Rights which have been acquired by prescription are not generally set out in title registers. This means that Conveyancing Solicitors cannot tell buyers whether their property is affected by any such easements.  

One of the difficulties which landowners face is being able to tell in advance exactly what effect a new building will have on light to windows in existing adjacent buildings. Specialist surveyors can make calculations, and indeed the science of measuring light is now much more extensive and accurate that when many of the old legal cases were decided. But until a new building is actually in place an adjoining owner cannot see the precise effect.  

This has caused problems for landowners who want to extend or re-develop their property. A landowner is not obliged to say whether or not he claims any rights of light beforehand, but can wait until building work has been started or even completed before initiating legal action. In a major case a few years ago the judge granted a mandatory injunction requiring the removal of the top two floors of a completed development.

Even when the court is not prepared to order the demolition of a building it can order a developer to pay substantial damages, which will affect the cost of a development.

Concerns have been raised for some years that the existing law is so complicated that it is preventing new developments, especially in city centres. Some developers also think that landowners are using the existing law merely as a means of extracting money from them to buy off potential claims.

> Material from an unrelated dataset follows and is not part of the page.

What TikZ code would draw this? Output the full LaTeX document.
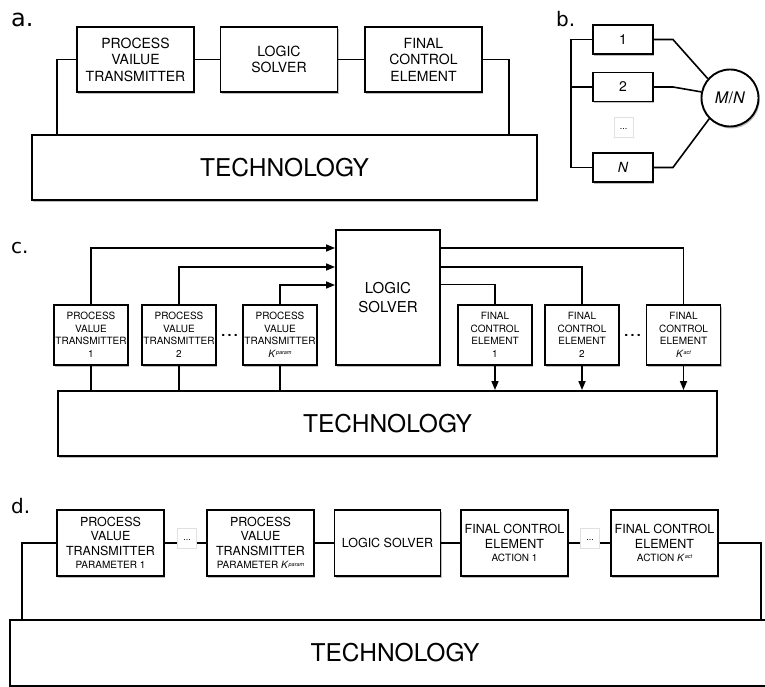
\documentclass[tikz,border=0pt]{standalone}
\usepackage{fontspec}
\setmainfont{TeX Gyre Heros}
\newfontfamily\labelfont{DejaVu Sans}
\usetikzlibrary{positioning,calc,arrows.meta,shadows}
\newcommand{\Kpar}[1]{\textit{K}\raisebox{0.55ex}{\fontsize{5.5}{5.5}\selectfont\itshape #1}}
\tikzset{
    block/.style={draw=black, line width=1.9pt, fill=white, align=center, inner sep=0pt,
        drop shadow={shadow xshift=1.2pt, shadow yshift=-2pt, opacity=0.25, fill=black}},
    link/.style={draw=black, line width=1.6pt},
    dotsbox/.style={draw=black!12, line width=0.6pt, fill=white, minimum width=19pt, minimum height=20pt, inner sep=0pt}
}

\begin{document}
\begin{tikzpicture}[x=1pt, y=-1pt,
        % Cỡ chữ từng phần
        blocka/.style={block, minimum width=117pt, minimum height=65pt, font=\fontsize{14}{16.5}\selectfont},
        blockb/.style={block, minimum width=60pt, minimum height=29pt, font=\fontsize{14}{16}\selectfont},
        blockc/.style={block, minimum width=74pt, minimum height=60pt, font=\fontsize{10}{12.5}\selectfont},
        blockd/.style={block, minimum width=107pt, minimum height=66pt, font=\fontsize{12.5}{14.5}\selectfont},
        tech/.style={block, font=\fontsize{24.5}{26}\selectfont},
        panel/.style={anchor=base west, inner sep=0pt, font=\labelfont\fontsize{20}{20}\selectfont},
        % Mũi tên
        arr/.style={link, -{Triangle[length=9pt, width=7pt]}}
    ]
        \useasboundingbox (0,0) rectangle (765,687);

        % --- a. ---
        \node[panel, font=\labelfont\fontsize{24}{24}\selectfont] (pa) at (11,27) {a.};
        \node[blocka] (pva) at (135.5,59.5) {PROCESS\\VAILUE\\TRANSMITTER};
        \node[blocka] (lsa) at (279,59.5) {LOGIC\\SOLVER};
        \node[blocka] (fca) at (423.5,59.5) {FINAL\\CONTROL\\ELEMENT};
        \node[tech, minimum width=505pt, minimum height=65pt] (techa) at (284.5,167.5) {TECHNOLOGY};

        \draw[link] (pva.east) -- (lsa.west);
        \draw[link] (lsa.east) -- (fca.west);
        \draw[link] (pva.west) -| ([xshift=26pt]techa.north west);
        \draw[link] (fca.east) -| ([xshift=-29pt]techa.north east);

        % --- b. ---
        \node[panel] (pb) at (556,27) {b.};
        \node[blockb] (bb1) at (623,39.5) {1};
        \node[blockb] (bb2) at (623,87) {2};
        \node[dotsbox, font=\fontsize{9}{9}\selectfont] (bbd) at (623.5,127.5) {\raisebox{-1ex}{...}};
        \node[blockb] (bbn) at (623,167.5) {\textit{N}};
        \node[block, circle, minimum size=57pt, font=\fontsize{16}{16}\selectfont] (mn) at (730,98) {\textit{M}/\textit{N}};

        \draw[link] (bb1.west) -- ++(-21,0) |- (bbn.west);
        \draw[link] (bb2.west) -- ++(-21,0);
        \draw[link] (bb1.east) -- ++(19,0) -- (mn.139);
        \draw[link] (bb2.east) -- ++(19,0) -- (mn.168);
        \draw[link] (bbn.east) -- ++(19,0) -- (mn.225);

        % --- c. ---
        \node[panel] (pc) at (11,253) {c.};
        \node[block, minimum width=104pt, minimum height=135pt, font=\fontsize{15}{19}\selectfont] (lsc) at (388,297.5) {LOGIC\\SOLVER};
        \node[blockc] (pv1) at (91,335) {PROCESS\\VALUE\\TRANSMITTER\\1};
        \node[blockc] (pv2) at (179,335) {PROCESS\\VALUE\\TRANSMITTER\\2};
        \node[blockc] (pvk) at (280,335) {PROCESS\\VALUE\\TRANSMITTER\\\Kpar{param}};
        \node[blockc] (fc1) at (495,335) {FINAL\\CONTROL\\ELEMENT\\1};
        \node[blockc] (fc2) at (582,335) {FINAL\\CONTROL\\ELEMENT\\2};
        \node[blockc] (fck) at (683.5,335) {FINAL\\CONTROL\\ELEMENT\\\Kpar{act}};
        \node[font=\fontsize{14}{14}\selectfont\bfseries] (dc1) at (229.5,335) {.\,.\,.};
        \node[font=\fontsize{14}{14}\selectfont\bfseries] (dc2) at (632.5,335) {.\,.\,.};
        \node[tech, minimum width=659pt, minimum height=65pt] (techc) at (387.5,423.5) {TECHNOLOGY};

        \draw[arr] (pv1.north) |- ([yshift=49.5pt]lsc.west);
        \draw[arr] (pv2.north) |- ([yshift=30.5pt]lsc.west);
        \draw[arr] (pvk.north) |- ([yshift=12.5pt]lsc.west);
        \draw[link] ([yshift=49.5pt]lsc.east) -| (fck.north);
        \draw[link] ([yshift=30.5pt]lsc.east) -| (fc2.north);
        \draw[link] ([yshift=13pt]lsc.east) -| (fc1.north);
        \foreach \n in {pv1,pv2,pvk}
            \draw[link] (\n.south) -- (\n.south |- techc.north);
        \foreach \n in {fc1,fc2,fck}
            \draw[arr] (\n.south) -- (\n.south |- techc.north);

        % --- d. ---
        \node[panel] (pd) at (11,513) {d.};
        \node[blockd] (pd1) at (110.5,543) {PROCESS\\VALUE\\TRANSMITTER\\[-1pt]{\fontsize{10}{12}\selectfont PARAMETER 1}};
        \node[dotsbox, font=\fontsize{9}{9}\selectfont] (dd1) at (187,538.5) {\raisebox{-0.9ex}{...}};
        \node[blockd] (pdk) at (260.5,543) {PROCESS\\VALUE\\TRANSMITTER\\[-1pt]{\fontsize{10}{12}\selectfont PARAMETER \Kpar{param}}};
        \node[blockd, minimum width=106pt] (lsd) at (387.5,543) {LOGIC SOLVER};
        \node[blockd] (fd1) at (514.5,543) {FINAL CONTROL\\ELEMENT\\[-1pt]{\fontsize{10}{12}\selectfont ACTION 1}};
        \node[dotsbox, font=\fontsize{9}{9}\selectfont] (dd2) at (590,538.5) {\raisebox{-0.9ex}{...}};
        \node[blockd] (fdk) at (664.5,543) {FINAL CONTROL\\ELEMENT\\[-1pt]{\fontsize{10}{12}\selectfont ACTION \Kpar{act}}};
        \node[tech, minimum width=770pt, minimum height=66pt] (techd) at (395,653) {TECHNOLOGY};

        \draw[link] (pd1.east) -- (pd1.east -| dd1.west);
        \draw[link] (pdk.west -| dd1.east) -- (pdk.west);
        \draw[link] (pdk.east) -- (lsd.west);
        \draw[link] (lsd.east) -- (fd1.west);
        \draw[link] (fd1.east) -- (fd1.east -| dd2.west);
        \draw[link] (fdk.west -| dd2.east) -- (fdk.west);
        \draw[link] (pd1.west) -| ([xshift=13pt]techd.north west);
        \draw[link] (fdk.east) -| ([xshift=-20pt]techd.north east);

    \end{tikzpicture}
\end{document}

The Law Commission published an extensive report on easements last year, and indicated at that time that it would look further at the law relating to rights of light. It’s latest consultation paper provides a very thorough review of the present law, and raises several points for further discussion.

This paper suggests various alterations to the law. The main proposal is to abolish the method of acquiring new rights of light by long user. It points out that this doctrine of prescription has either been abolished or never existed in many other countries with similar land law to England, such as Australia, New Zealand and the USA. However it has not proposed depriving owners of existing rights.

The Commission is also proposing other amendments including

  • a new statutory notice procedure, which would require those with the benefit of rights to light to make clear whether they intend to apply to the court for an injunction (ordering a neighbouring landowner not to build in a way that infringes their right to light), with the aim of introducing greater certainty into rights to light disputes.
  • a new statutory test to clarify the current law on when courts may order a person to pay damages instead of ordering that person to demolish or stop constructing a building that interferes with a right to light.
  • landowners should be able to apply to a tribunal which would be able to extinguish rights to light that are obsolete or have no practical benefit, with payment of compensation in appropriate cases, as it can do under the present law in respect of restrictive covenants.

The Daily Telegraph article gave the impression that these proposals are government policy and created a charter for developers to ride roughshod over the rights of other landowners. However the Commission points out that these are only its own proposals, and it invites anyone concerned to send in comments to [email protected].

In practice many Law Commission reports just get ignored or forgotten, and even when the government accepts the need for a change in the law it is often years before legislation is introduced. So it is unlikely that we will be seeing changes to the law on rights to light for some years to come, if at all.